Холли слушала с совершенном удивлении. Кто бы подумал, что эта девочка так все понимает? Может быть, ее наблюдения и неправильны, но все же она что-то и как-то понимает!
— Но ведь вам все-таки весело?
— Конечно, я люблю хорошие вещи, люблю занятных людей. Я люблю видеть все новое, все стоящее — или по крайней мере то, что кажется в данную минуту стоящим. Но дело в том, что все в конце концов теряет новизну.
Видите ли, я ведь не принадлежу ни к «гедонистам», ни к «новым верующим».
— К новым верующим?
— Как, вы не знаете? Это что-то вроде лечения верой; не старое «бог есть добро, а добро есть бог», а скорее смесь силы воли, психоанализа и веры в то, что все будет в порядке завтра утром, если только скажешь, что все в порядке. Наверно, вам они попадались. Они страшно серьезно относятся к делу.
— Знаю, — сказала Холли, — у них блестят глаза.
— Вероятно. Я в них не верю — я ни в кого не верю, да и ни во что, собственно. Разве можно верить?
— Ну, а простой народ? А тяжелый труд?
Флер вздохнула.
— Да, вероятно. Вот Майкл, я прямо скажу, человек неиспорченный. Давайте пить чай. Чаю, Тинг? — и, включив свет, она позвонила.
Когда нежданная гостья ушла, Флер осталась неподвижно сидеть у огня. Сегодня, когда она была на грани близости с Уилфридом!.. Значит, Джон не женат! Конечно, ничего от этого не изменится. Жизнь никогда не складывается, как в книжках. И вообще все эти сентименты — ерунда! Хватит! Флер откинула прядь волос со лба и, достав гвоздь и молоток, стала вешать белую обезьяну. Между двумя чайными шкафчиками с цветной перламутровой инкрустацией картина будет выглядеть замечательно. Раз Джон не для нее, то не все ли равно — Уилфрид или Майкл, оба или никого. Высосать апельсин, пока он у тебя в руках, и бросить кожуру. И вдруг она увидела, что Майкл здесь, в комнате. Он вошел очень тихо и стал у камина, за ее спиной. Она быстро оглянулась и сказала:
— Ко мне заходил Обри Грин насчет натурщицы, которую ты ему послал. И Холли — миссис Вэл Дарти, она сказала, что встретила тебя. Да, смотри, что нам принес папа. Правда, чудо?
Майкл молчал.
— Что-нибудь случилось, Майкл?
— Нет, ничего. — Он подошел к «Обезьяне».
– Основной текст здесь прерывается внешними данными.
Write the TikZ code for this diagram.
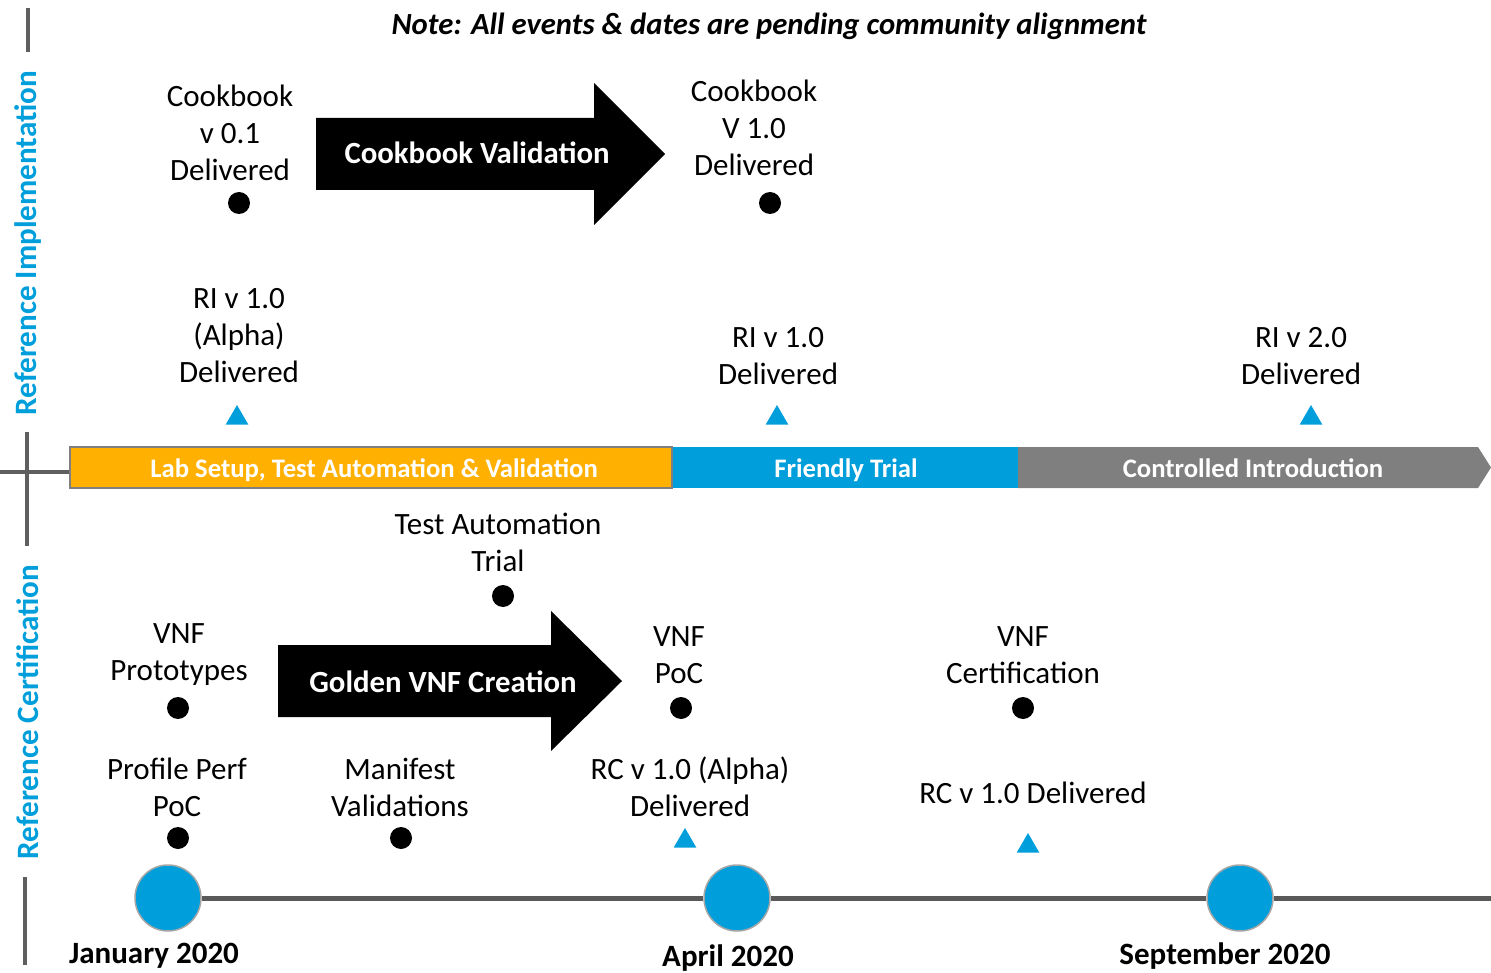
\documentclass[tikz,border=0pt]{standalone}
\usepackage{fontspec}
\setmainfont{Carlito}
\usetikzlibrary{shapes.geometric}
\definecolor{rblue}{HTML}{009FDB}
\definecolor{rorange}{HTML}{FFB000}
\definecolor{rgray}{HTML}{7F7F7F}
\definecolor{axisgray}{HTML}{5F5F5F}
\definecolor{linegray}{HTML}{595959}
\definecolor{rimgray}{HTML}{A6A6A6}
\begin{document}
\begin{tikzpicture}[x=1pt,y=-1pt,
  lbl/.style={align=center,inner sep=0pt,font=\fontsize{31}{37}\selectfont},
  dotm/.style={circle,fill=black,minimum size=22pt,inner sep=0pt},
  trim/.style={regular polygon,regular polygon sides=3,fill=rblue,minimum size=26pt,inner sep=0pt},
  barlbl/.style={text=white,font=\fontsize{26.7}{30}\selectfont\bfseries,inner sep=0pt,anchor=base},
  arrlbl/.style={text=white,font=\fontsize{30.8}{36}\selectfont\bfseries,inner sep=0pt},
  datelbl/.style={font=\fontsize{31}{36}\selectfont\bfseries,inner sep=0pt},
  sidelbl/.style={rotate=90,text=rblue,font=\fontsize{31.1}{36}\selectfont\bfseries,inner sep=0pt},
  axis/.style={draw=axisgray,line width=4pt},
  month/.style={circle,fill=rblue,draw=rimgray,line width=1.5pt,minimum size=66pt,inner sep=0pt},
  bigarrow/.style={fill=black}
]
\useasboundingbox (0,0) rectangle (1491,973);

% note
\node[inner sep=0pt,font=\fontsize{30.7}{36}\selectfont\bfseries\itshape] (note) at (769,26) {Note: All events \& dates are pending community alignment};

% left axis
\coordinate (ax1) at (28,8);
\coordinate (ax2) at (28,52);
\coordinate (ax3) at (27,432);
\coordinate (ax4) at (27,546);
\coordinate (ax5) at (25,877);
\coordinate (ax6) at (25,965);
\coordinate (hx0) at (0,472);
\coordinate (hx1) at (70,472);
\draw[axis] (ax1) -- (ax2);
\draw[axis] (ax3) -- (ax4);
\draw[axis] (ax5) -- (ax6);
\draw[axis] (hx0) -- (hx1);
\node[sidelbl] (ri) at (28,243) {Reference Implementation};
\node[sidelbl] (rc) at (28,712) {Reference Certification};

% phase bar
\fill[rblue] (672,447) rectangle (1018,488);
\fill[rgray] (1018,447) -- (1478,447) -- (1491,467.5) -- (1478,488) -- (1018,488) -- cycle;
\filldraw[fill=rorange,draw=rgray,line width=2pt] (70,447) rectangle (672,488);
\node[barlbl] (ph1) at (374,477) {Lab Setup, Test Automation \& Validation};
\node[barlbl] (ph2) at (846,477) {Friendly Trial};
\node[barlbl] (ph3) at (1253,477) {Controlled Introduction};

% big arrows
\fill[bigarrow] (316,118) -- (594,118) -- (594,83) -- (665,154) -- (594,225) -- (594,190) -- (316,190) -- cycle;
\node[arrlbl] (cv) at (477,153) {Cookbook Validation};
\fill[bigarrow] (278,645) -- (551,645) -- (551,611) -- (622,681) -- (551,751) -- (551,717) -- (278,717) -- cycle;
\node[arrlbl] (gv) at (443,682) {Golden VNF Creation};

% upper labels
\node[lbl] (cb01) at (230,133) {Cookbook\\v 0.1\\Delivered};
\node[dotm] (d1) at (239,203) {};
\node[lbl] (cb10) at (754,128) {Cookbook\\V 1.0\\Delivered};
\node[dotm] (d2) at (770,203) {};
\node[lbl] (ria) at (239,336) {RI v 1.0\\(Alpha)\\Delivered};
\node[trim] (t1) at (237,418) {};
\node[lbl] (ri1) at (778,356) {RI v 1.0\\Delivered};
\node[trim] (t2) at (777,418) {};
\node[lbl] (ri2) at (1301,356) {RI v 2.0\\Delivered};
\node[trim] (t3) at (1311,418) {};

% lower labels
\node[lbl] (tat) at (498,542) {Test Automation\\Trial};
\node[dotm] (d3) at (503,596) {};
\node[lbl] (vp) at (179,655) {VNF\\Prototypes};
\node[dotm] (d4) at (178,708) {};
\node[lbl] (vpoc) at (679,655) {VNF\\PoC};
\node[dotm] (d5) at (681,708) {};
\node[lbl] (vc) at (1023,655) {VNF\\Certification};
\node[dotm] (d6) at (1023,708) {};
\node[lbl] (ppp) at (177,787) {Profile Perf\\PoC};
\node[dotm] (d7) at (178,838) {};
\node[lbl] (mv) at (400,787) {Manifest\\Validations};
\node[dotm] (d8) at (401,838) {};
\node[lbl] (rca) at (690,787) {RC v 1.0 (Alpha)\\Delivered};
\node[trim] (t4) at (685,841) {};
\node[lbl] (rc1) at (1033,793) {RC v 1.0 Delivered};
\node[trim] (t5) at (1028,846) {};

% timeline
\node[month] (m1) at (168,898) {};
\node[month] (m2) at (737,898) {};
\node[month] (m3) at (1240,898) {};
\coordinate (tend) at (1491,898);
\draw[linegray,line width=5pt] (m1) -- (m2);
\draw[linegray,line width=5pt] (m2) -- (m3);
\draw[linegray,line width=5pt] (m3) -- (tend);
\node[datelbl] (jan) at (154,956) {January 2020};
\node[datelbl] (apr) at (728,958) {April 2020};
\node[datelbl] (sep) at (1225,956) {September 2020};
\end{tikzpicture}
\end{document}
Флер сбоку пристально разглядывала его лицо. Инстинктивно она чувствовала какую-то перемену. Неужели он знает, что она была у Уилфрида? Видел, как она оттуда вышла?
— Ну и обезьяна! — сказал он. — Да, кстати, нет ли у тебя какого-нибудь лишнего платья для жены одного бедного малого, что-нибудь попроще?
Она машинально ответила:
— Да, конечно, — а мозг ее напряженно работал.
— Тогда ты, может быть, отложишь? Я сам собираюсь послать ему кое-что — отправили бы все вместе.
Да. Он совсем не похож на себя, словно какая-то пружинка в нем сдала. Ей стало не по себе: Майкл — и невесел! Как будто в холодный день потух камин. И, может быть, впервые она почувствовала, какое значение имеет для нее его веселость. Она видела, как он взял Тинг-а-Линга на руки и сел. Тогда она подошла к нему сзади и наклонилась к нему так, что ее волосы коснулись его щеки. Вместо того чтобы потереться щекой о ее щеку, он сидел неподвижно, и сердце у нее упало.
— Что с тобой? — спросила она ласкаясь.
— Ничего.
Она взяла его за уши.
— Нет, что-то есть. Ты, верно, как-нибудь узнал, что я заходила к Уилфриду.
Он ответил ледяным тоном:
— А почему бы и нет?
Флер выпустила его голову и выпрямилась.
— Я заходила только сказать ему, что больше не могу с ним встречаться.
Эта полуправда ей самой показалась полной правдой.
Он вдруг поднял на нее глаза, его лицо передернулось, и он взял ее руку.